In a published decision on December 6, the BIA held that an immigrant who adjusts her status to permanent residence under the Cuban Adjustment Act has been “admitted” to the United States. Matter of Javier Jesus ESPINOSA GUILLOT, 25 I&N Dec. 653 (BIA 2011).  That doesn’t sound like a controversial result, but it makes little sense.

The confusion arises from two competing definitions.  The term “admitted” is defined by statute to mean “the lawful entry of the alien into the United States after inspection and authorization by an immigration officer.” INA § 101(a)(13)(A). The term “lawfully admitted for permanent residence” is defined as “the status of having been lawfully accorded the privilege of residing permanently in the United States as an immigrant in accordance with the immigration laws.” INA § 101(a)(20). Cubans who are “paroled” into the United States can adjust their status to permanent residence under the Cuban Adjustment Act. But “parole” is not an admission. INA 101(a)(13)(B).
Of course, none of this makes any sense. How can a Cuban who was paroled into the United States (not admitted) and then had their status adjusted to permanent residence be considered to have been admitted? When did the admission occur? “Admitted” and “lawfully admitted for permanent residence,” remember, have been defined by Congress to mean two different things. The Eleventh Circuit held in Lanier v. U.S. Attorney General, 631 F.3d 1363, 1366 (11th Cir. 2011) that the term “‘admitted’…does not encompass a post-entry adjustment of status.”

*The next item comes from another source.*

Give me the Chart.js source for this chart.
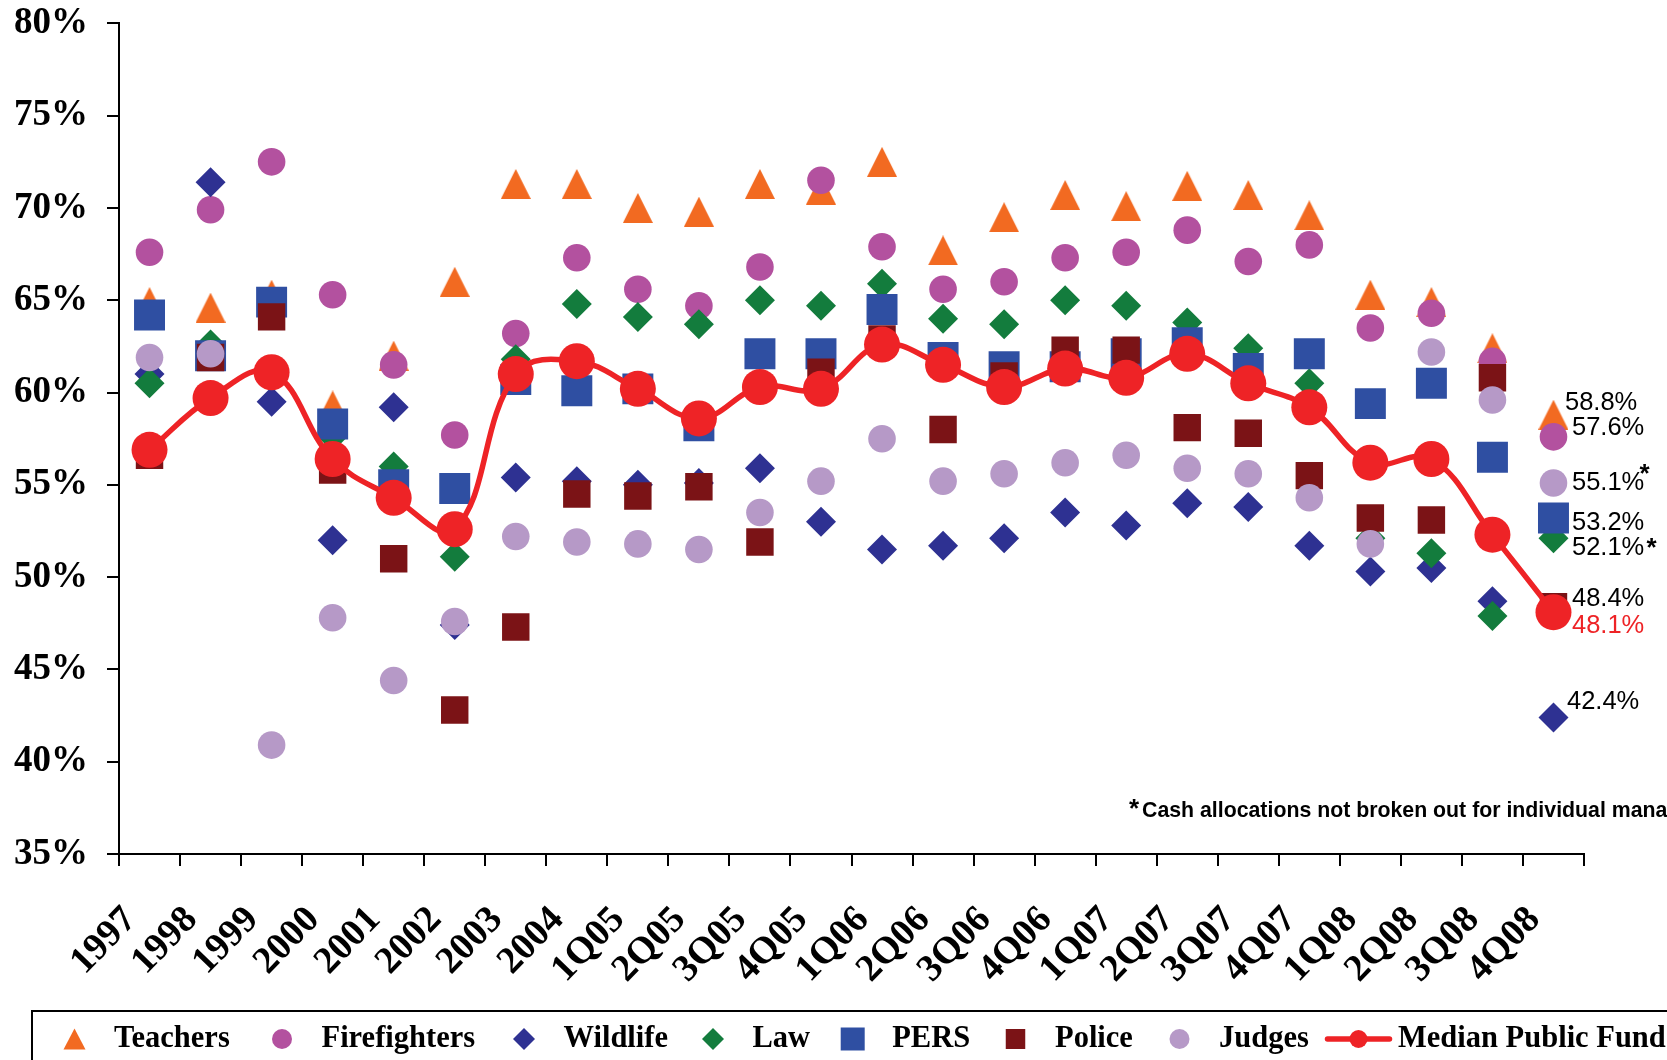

In Matter of Alyazji, 25 I&N Dec. 397, 399 (BIA 2011), the BIA explained that “adjustment of status” must mean “admission” or else the results would be absurd. It invoked that argument again in this case.  But the BIA is not in the business of deciding whether the results of Congress’s decisions would be absurd – it is tasked with applying the law.  If the current immigration law is absurd (and, for other reasons, we would agree that it is), Congress should change the law.  The agency cannot create solutions to textual problems by pretending the Statute says something other than what it says.